What to produce: Print only the lines from the top of the data through the line with "from matplotlib.patches import Patch", both included, skipping every picture.

----

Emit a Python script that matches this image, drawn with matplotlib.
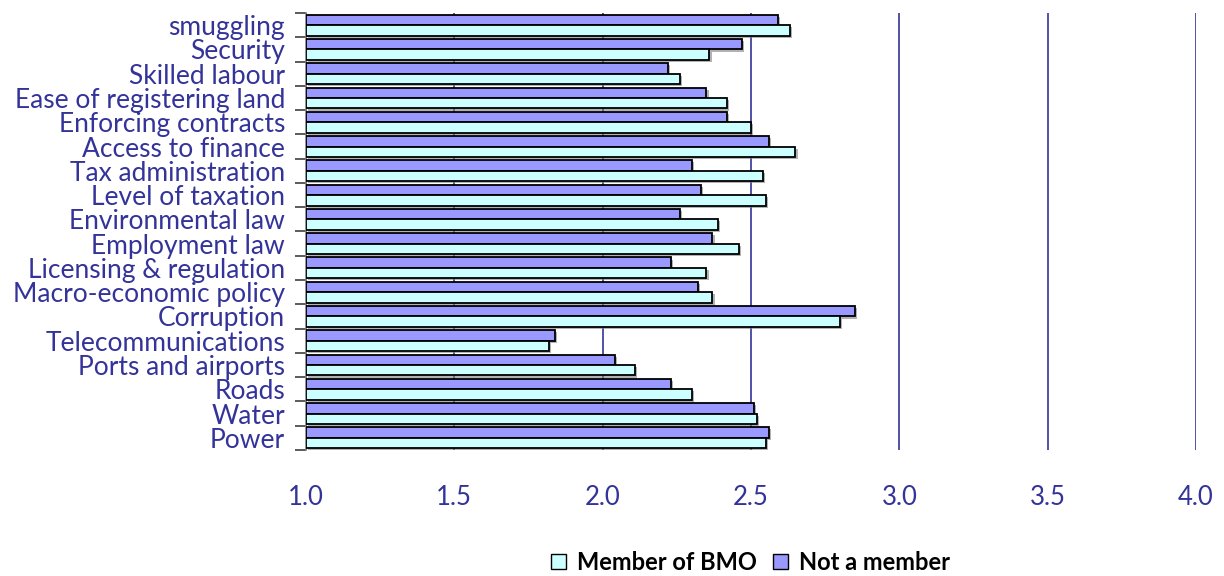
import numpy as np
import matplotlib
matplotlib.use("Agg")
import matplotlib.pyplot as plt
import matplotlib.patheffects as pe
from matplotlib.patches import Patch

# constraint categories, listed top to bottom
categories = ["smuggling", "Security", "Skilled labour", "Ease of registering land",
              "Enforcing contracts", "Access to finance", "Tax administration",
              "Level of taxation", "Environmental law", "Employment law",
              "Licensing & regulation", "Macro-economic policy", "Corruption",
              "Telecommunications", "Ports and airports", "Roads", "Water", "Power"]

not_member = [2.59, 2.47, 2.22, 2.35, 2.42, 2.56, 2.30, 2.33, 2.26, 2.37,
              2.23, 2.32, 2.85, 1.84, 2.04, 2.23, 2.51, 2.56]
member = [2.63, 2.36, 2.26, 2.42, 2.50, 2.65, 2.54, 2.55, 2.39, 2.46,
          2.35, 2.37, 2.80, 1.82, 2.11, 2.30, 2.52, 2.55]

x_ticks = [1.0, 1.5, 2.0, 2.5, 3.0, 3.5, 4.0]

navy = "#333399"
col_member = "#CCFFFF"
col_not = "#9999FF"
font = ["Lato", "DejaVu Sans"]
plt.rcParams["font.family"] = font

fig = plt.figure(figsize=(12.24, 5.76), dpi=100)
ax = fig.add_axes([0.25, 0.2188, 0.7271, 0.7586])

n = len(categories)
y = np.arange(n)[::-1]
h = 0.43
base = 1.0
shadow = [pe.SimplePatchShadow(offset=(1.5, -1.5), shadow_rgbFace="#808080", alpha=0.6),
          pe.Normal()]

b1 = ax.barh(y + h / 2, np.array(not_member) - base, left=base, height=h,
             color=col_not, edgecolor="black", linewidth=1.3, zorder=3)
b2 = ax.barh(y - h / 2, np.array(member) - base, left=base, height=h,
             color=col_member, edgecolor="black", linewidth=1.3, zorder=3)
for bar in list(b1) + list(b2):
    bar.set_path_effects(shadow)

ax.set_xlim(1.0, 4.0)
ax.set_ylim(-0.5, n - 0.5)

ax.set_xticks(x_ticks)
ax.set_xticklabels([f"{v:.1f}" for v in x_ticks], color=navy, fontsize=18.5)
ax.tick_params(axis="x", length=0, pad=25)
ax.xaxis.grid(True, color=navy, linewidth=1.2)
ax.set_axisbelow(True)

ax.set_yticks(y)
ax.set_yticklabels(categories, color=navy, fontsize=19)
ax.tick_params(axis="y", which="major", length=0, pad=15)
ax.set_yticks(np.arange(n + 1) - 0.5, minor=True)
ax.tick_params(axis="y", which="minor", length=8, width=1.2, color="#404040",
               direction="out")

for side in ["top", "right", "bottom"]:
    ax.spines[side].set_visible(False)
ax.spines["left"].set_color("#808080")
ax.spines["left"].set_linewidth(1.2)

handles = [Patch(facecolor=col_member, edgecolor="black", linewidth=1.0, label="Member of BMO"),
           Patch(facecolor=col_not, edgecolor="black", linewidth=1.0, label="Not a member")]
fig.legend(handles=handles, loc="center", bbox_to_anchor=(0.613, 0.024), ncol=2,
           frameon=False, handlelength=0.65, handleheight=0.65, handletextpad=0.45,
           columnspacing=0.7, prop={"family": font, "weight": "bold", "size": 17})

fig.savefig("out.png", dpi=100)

----

Problem solution:
Emit a Python script that matches this image, drawn with matplotlib.
import numpy as np
import matplotlib
matplotlib.use("Agg")
import matplotlib.pyplot as plt
import matplotlib.patheffects as pe
from matplotlib.patches import Patch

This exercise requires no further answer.